Symphony: orchestration without owning the node.

Traditional orchestrators such as Kubernetes, Nomad, Docker Swarm, and Mesos assume host-level control, requiring cgroups, root privileges, or a container runtime on the node. These assumptions break down in modern GPU platforms and container-only environments such as R**Pod.

Symphony is purpose-built for these environments, operating entirely in user space, requiring no special privileges, and running wherever a standard container can run.

Focus

  • ✅ Easy installation

  • ✅ "Just run it" experience

  • ❌ No special privileges

  • ❌ No host / cgroups / kernel access

  • ✅ Works in environments like R**Pod (container-only access)

  • Container runtime only

  • No root on host

  • No /sys/fs/cgroup

  • No iptables

  • No privileged containers

  • No Docker daemon inside container

This immediately disqualifies many orchestrators.
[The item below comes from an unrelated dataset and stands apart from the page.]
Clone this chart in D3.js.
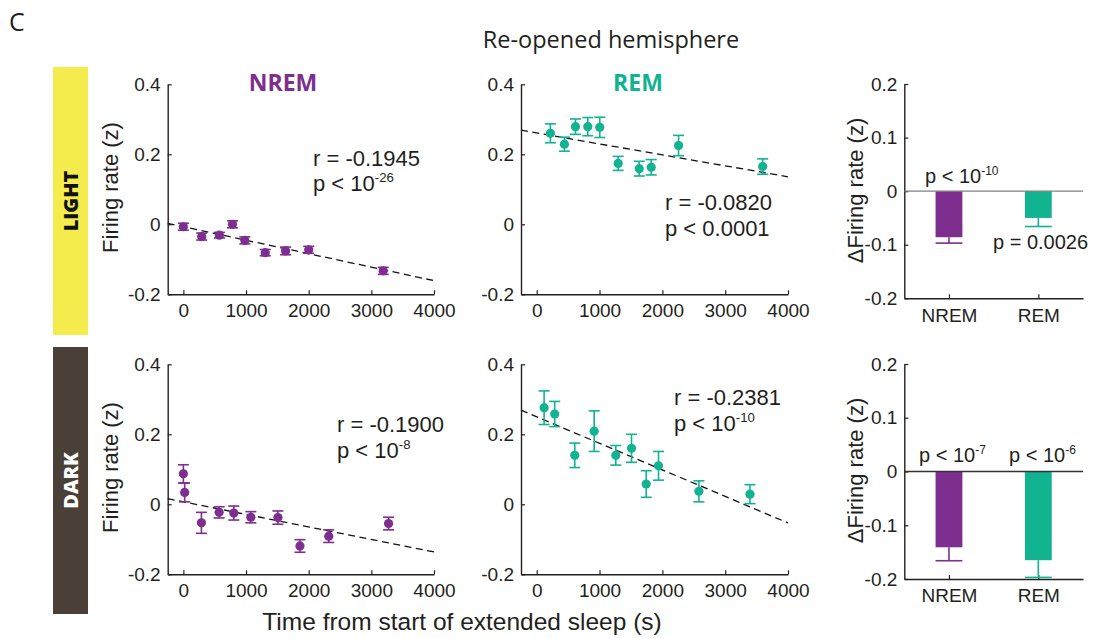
<!DOCTYPE html>
<html>
<head>
<meta charset="utf-8">
<script src="https://cdn.jsdelivr.net/npm/d3@7"></script>
<style>
  html, body { margin: 0; padding: 0; background: #fff; }
  svg { display: block; }
</style>
</head>
<body>
<svg id="fig" width="1093" height="638"></svg>
<script>
// ---- data ----
const xTicks = [0, 1000, 2000, 3000, 4000];
const yTicksScatter = [-0.2, 0, 0.2, 0.4];
const yTicksBar = [-0.2, -0.1, 0, 0.1, 0.2];
const stages = ["NREM", "REM"];

// LIGHT, NREM
const timeNremLight = [0, 293, 576, 784, 981, 1307, 1632, 2000, 3189];
const rateNremLight = [-0.007, -0.035, -0.031, 0.000, -0.046, -0.081, -0.076, -0.073, -0.133];
const semNremLight  = [0.010, 0.010, 0.008, 0.010, 0.010, 0.009, 0.011, 0.010, 0.010];
// LIGHT, REM
const timeRemLight = [218, 441, 617, 813, 1004, 1297, 1632, 1823, 2258, 3597];
const rateRemLight = [0.260, 0.229, 0.279, 0.279, 0.277, 0.174, 0.159, 0.163, 0.225, 0.165];
const semRemLight  = [0.027, 0.020, 0.022, 0.026, 0.029, 0.020, 0.021, 0.022, 0.029, 0.022];
// DARK, NREM
const timeNremDark = [0, 21, 288, 571, 805, 1077, 1509, 1861, 2320, 3275];
const rateNremDark = [0.087, 0.034, -0.053, -0.023, -0.025, -0.037, -0.038, -0.119, -0.091, -0.055];
const semNremDark  = [0.026, 0.027, 0.030, 0.016, 0.020, 0.016, 0.019, 0.018, 0.018, 0.018];
// DARK, REM
const timeRemDark = [118, 287, 606, 915, 1259, 1509, 1743, 1939, 2582, 3395];
const rateRemDark = [0.276, 0.258, 0.140, 0.209, 0.140, 0.160, 0.058, 0.110, 0.037, 0.029];
const semRemDark  = [0.048, 0.036, 0.035, 0.058, 0.028, 0.040, 0.038, 0.041, 0.030, 0.027];

// linear fits: [intercept, slope per s]
const fitNremLight = [-0.007, -3.85e-5];
const fitRemLight  = [0.261, -3.13e-5];
const fitNremDark  = [0.007, -3.58e-5];
const fitRemDark   = [0.250, -7.58e-5];

// change in firing rate per stage
const deltaLight = [-0.086, -0.050];
const deltaLightSem = [0.011, 0.016];
const deltaDark = [-0.141, -0.165];
const deltaDarkSem = [0.025, 0.032];

// ---- styling ----
const PURPLE = "#7d2e8e";
const TEAL = "#11b391";
const INK = "#231f20";
const NUM_FONT = "'Liberation Sans', Arial, sans-serif";
const HEAD_FONT = "'Open Sans', 'Noto Sans', sans-serif";

// plain hyphen for negatives
const fmtTick = d => d === 0 ? "0" : d3.format(".1f")(d).replace("\u2212", "-");

const svg = d3.select("#fig");

// panel letter and title
svg.append("text").attr("x", 9).attr("y", 31)
  .attr("font-family", HEAD_FONT).attr("font-size", 25).attr("fill", INK).text("C");
svg.append("text").attr("x", 611).attr("y", 48).attr("text-anchor", "middle")
  .attr("font-family", HEAD_FONT).attr("font-size", 23.5).attr("fill", INK).text("Re-opened hemisphere");

// LIGHT / DARK side bands
function band(y0, y1, fill, label, color) {
  svg.append("rect").attr("x", 53).attr("y", y0).attr("width", 35).attr("height", y1 - y0).attr("fill", fill);
  svg.append("text")
    .attr("transform", `translate(78,${(y0 + y1) / 2}) rotate(-90)`)
    .attr("text-anchor", "middle")
    .attr("font-family", HEAD_FONT).attr("font-weight", 800).attr("font-size", 20)
    .attr("fill", color).text(label);
}
band(67, 335, "#f4ec4c", "LIGHT", "#111");
band(347, 614, "#4a4037", "DARK", "#fff");

function styleAxis(g) {
  g.selectAll("path.domain").attr("stroke", INK).attr("stroke-width", 1.4);
  g.selectAll(".tick line").attr("stroke", INK).attr("stroke-width", 1.2);
  g.selectAll(".tick text").attr("font-family", NUM_FONT).attr("font-size", 19).attr("fill", INK);
}

function statText(x, y, fs, parts) {
  // parts: array of [text, isSuperscript]
  const t = svg.append("text").attr("x", x).attr("y", y)
    .attr("font-family", NUM_FONT).attr("font-size", fs).attr("fill", INK);
  parts.forEach(([s, sup]) => {
    const ts = t.append("tspan").text(s);
    if (sup) ts.attr("font-size", fs * 0.6).attr("dy", -fs * 0.42);
  });
  return t;
}

function yLabel(x, yc, text) {
  svg.append("text")
    .attr("transform", `translate(${x},${yc}) rotate(-90)`)
    .attr("text-anchor", "middle")
    .attr("font-family", NUM_FONT).attr("font-size", 22).attr("fill", INK)
    .text(text);
}

// scatter panel with error bars and dashed fit line
function scatterPanel(opt) {
  const x = d3.scaleLinear().domain([-250, 4000]).range(opt.xr);
  const y = d3.scaleLinear().domain([-0.2, 0.4]).range(opt.yr);
  const g = svg.append("g");

  const gx = g.append("g").attr("transform", `translate(0,${opt.yr[0]})`)
    .call(d3.axisBottom(x).tickValues(xTicks).tickSizeInner(-4).tickSizeOuter(0).tickPadding(9)
      .tickFormat(d3.format("d")));
  styleAxis(gx);
  const gy = g.append("g").attr("transform", `translate(${opt.xr[0]},0)`)
    .call(d3.axisLeft(y).tickValues(yTicksScatter).tickSizeInner(-4).tickSizeOuter(0).tickPadding(7)
      .tickFormat(fmtTick));
  styleAxis(gy);

  // fit line across the whole axis
  const [b0, b1] = opt.fit;
  const xd = x.domain();
  g.append("line")
    .attr("x1", x(xd[0])).attr("y1", y(b0 + b1 * xd[0]))
    .attr("x2", x(xd[1])).attr("y2", y(b0 + b1 * xd[1]))
    .attr("stroke", "#111").attr("stroke-width", 1.3).attr("stroke-dasharray", "7,4.5");

  const pts = opt.time.map((t, i) => ({ t, v: opt.rate[i], e: opt.sem[i] }));
  const eb = g.append("g").attr("stroke", opt.color).attr("stroke-width", 1.6);
  pts.forEach(p => {
    const cx = x(p.t);
    eb.append("line").attr("x1", cx).attr("x2", cx).attr("y1", y(p.v - p.e)).attr("y2", y(p.v + p.e));
    eb.append("line").attr("x1", cx - 5.5).attr("x2", cx + 5.5).attr("y1", y(p.v - p.e)).attr("y2", y(p.v - p.e));
    eb.append("line").attr("x1", cx - 5.5).attr("x2", cx + 5.5).attr("y1", y(p.v + p.e)).attr("y2", y(p.v + p.e));
  });
  g.append("g").selectAll("circle").data(pts).join("circle")
    .attr("cx", d => x(d.t)).attr("cy", d => y(d.v)).attr("r", 4.6).attr("fill", opt.color);
}

// bar panel of mean change with downward error bars
function barPanel(opt) {
  const x = d3.scaleLinear().domain([0.5, 2.5]).range(opt.xr);
  const y = d3.scaleLinear().domain([-0.2, 0.2]).range(opt.yr);
  const g = svg.append("g");
  const colors = [PURPLE, TEAL];
  const bw = x(1.15) - x(0.85);

  const gx = g.append("g").attr("transform", `translate(0,${opt.yr[0]})`)
    .call(d3.axisBottom(x).tickValues([1, 2]).tickSizeInner(-4).tickSizeOuter(0).tickPadding(10)
      .tickFormat((d, i) => stages[i]));
  styleAxis(gx);
  const gy = g.append("g").attr("transform", `translate(${opt.xr[0]},0)`)
    .call(d3.axisLeft(y).tickValues(yTicksBar).tickSizeInner(-4).tickSizeOuter(0).tickPadding(7)
      .tickFormat(fmtTick));
  styleAxis(gy);

  opt.vals.forEach((v, i) => {
    const cx = x(i + 1);
    const e = opt.sem[i];
    g.append("line").attr("x1", cx).attr("x2", cx).attr("y1", y(v)).attr("y2", y(v - e))
      .attr("stroke", colors[i]).attr("stroke-width", 1.6);
    g.append("line").attr("x1", cx - bw / 2).attr("x2", cx + bw / 2).attr("y1", y(v - e)).attr("y2", y(v - e))
      .attr("stroke", colors[i]).attr("stroke-width", 1.6);
    g.append("rect").attr("x", cx - bw / 2).attr("width", bw)
      .attr("y", y(0)).attr("height", y(v) - y(0)).attr("fill", colors[i]);
  });
  g.append("line").attr("x1", opt.xr[0]).attr("x2", opt.xr[1]).attr("y1", y(0)).attr("y2", y(0))
    .attr("stroke", opt.zeroColor).attr("stroke-width", 1.3);
}

// ---- top row: LIGHT ----
scatterPanel({ xr: [167.7, 434], yr: [294.3, 84.3], time: timeNremLight, rate: rateNremLight, sem: semNremLight, fit: fitNremLight, color: PURPLE });
scatterPanel({ xr: [521, 788], yr: [294.3, 84.3], time: timeRemLight, rate: rateRemLight, sem: semRemLight, fit: fitRemLight, color: TEAL });
barPanel({ xr: [904.3, 1083], yr: [298.3, 84], vals: deltaLight, sem: deltaLightSem, zeroColor: "#808080" });

// ---- bottom row: DARK ----
scatterPanel({ xr: [167.7, 434], yr: [574.3, 364.3], time: timeNremDark, rate: rateNremDark, sem: semNremDark, fit: fitNremDark, color: PURPLE });
scatterPanel({ xr: [521, 788], yr: [574.3, 364.3], time: timeRemDark, rate: rateRemDark, sem: semRemDark, fit: fitRemDark, color: TEAL });
barPanel({ xr: [904.3, 1083], yr: [579, 364], vals: deltaDark, sem: deltaDarkSem, zeroColor: "#333" });

// column headings
svg.append("text").attr("x", 283).attr("y", 91).attr("text-anchor", "middle")
  .attr("font-family", HEAD_FONT).attr("font-weight", 700).attr("font-size", 23).attr("fill", PURPLE).text("NREM");
svg.append("text").attr("x", 638).attr("y", 91).attr("text-anchor", "middle")
  .attr("font-family", HEAD_FONT).attr("font-weight", 700).attr("font-size", 23).attr("fill", TEAL).text("REM");

// axis titles
yLabel(118, 187.5, "Firing rate (z)");
yLabel(118, 467.5, "Firing rate (z)");
yLabel(863, 190.5, "\u0394Firing rate (z)");
yLabel(863, 470.5, "\u0394Firing rate (z)");
svg.append("text").attr("x", 462).attr("y", 630).attr("text-anchor", "middle")
  .attr("font-family", NUM_FONT).attr("font-size", 24.5).attr("fill", INK)
  .text("Time from start of extended sleep (s)");

// correlation statistics
statText(313, 166, 22, [["r = -0.1945", false]]);
statText(313, 191, 22, [["p < 10", false], ["-26", true]]);
statText(665, 210, 22, [["r = -0.0820", false]]);
statText(665, 236, 22, [["p < 0.0001", false]]);
statText(337, 432, 22, [["r = -0.1900", false]]);
statText(337, 458, 22, [["p < 10", false], ["-8", true]]);
statText(674, 405, 22, [["r = -0.2381", false]]);
statText(674, 431, 22, [["p < 10", false], ["-10", true]]);

// bar significance
statText(925, 183, 20, [["p < 10", false], ["-10", true]]);
statText(993, 249, 20, [["p = 0.0026", false]]);
statText(919, 462, 20, [["p < 10", false], ["-7", true]]);
statText(1009, 462, 20, [["p < 10", false], ["-6", true]]);
</script>
</body>
</html>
Symphony Design Principles

  • ✅ Runs as a normal user-space process
  • ✅ Runs entirely inside a container
  • ✅ No cgroups
  • ✅ No kernel access
  • ✅ No privileged mode
  • ✅ No node ownership assumptions

Installation Friction (high level)

System Installation steps
Kubernetes Cluster setup, CRI, CNI, root, kernel config
Nomad Host agent, ACLs, networking, drivers
Docker Swarm Docker daemon, swarm init
Mesos Zookeeper, agents, isolators
Symphony pip install symphony-orchestra

Note: This is a simplified, high-level comparison. Real-world installation steps may differ by environment. Please open a PR if you spot inaccuracies or have improvements.


Architecture

User / CLI
     |
     v
+-------------+
|  Conductor  |
+-------------+
       |
       | secure persistent connection (TLS)
       |
+-------------+     +-------------+
|    Node     |     |    Node     |
| (multiple)  | ... | (multiple)  |
+-------------+     +-------------+

Core Concepts

Conductor

The central controller responsible for:

  • node registry and health
  • capacity tracking
  • job scheduling
  • job lifecycle management

Nodes

Nodes are clients that connect to the Conductor and can run multiple applications.

Each Node declares:

  • one or more groups (e.g. gpu, cpu, edge-sg)
  • virtual capacity classes, for example:
    A = 100
    B = 200
    

Jobs

Jobs are units of work submitted to the Conductor.

When submitting a job, you specify how much capacity it consumes:

A10
A10,B20

The Conductor schedules the job to an eligible Node and balances workloads automatically.


Features (v1)

  • ✅ Single Conductor
  • ✅ Multiple Nodes
  • ✅ Node groups
  • ✅ Virtual capacity classes (A/B/...)
  • ❌ Docker jobs
  • ✅ Exec jobs
  • ✅ Virtual capacity-aware scheduling
  • ✅ Heartbeats and health checks
  • ✅ Live deployment log streaming (WebSocket)
  • ✅ Restart policies with backoff (never / on-failure / always)
  • ✅ Scheduled restarts (auto_restart cron)
  • ✅ Conda env management + conda activation for exec workloads
  • ✅ Deployment-to-node assignment and assignment reason visibility

Installation & Quickstart

  1. Install Symphony:
pip install symphony-orchestra
  1. Run the Conductor:
symphony --config conductor.yaml

Notes:

  • Certs are generated automatically if not provided.
  • Store certs in a persistent location (default: ./storage).
  • Copy ca.pem, node-client.pem, and node-client.key to all nodes.
  • WARNING: All nodes use the same client certs.
  1. Run Nodes:
symphony --config node.yaml

Make sure each node has the required executables and files for your jobs.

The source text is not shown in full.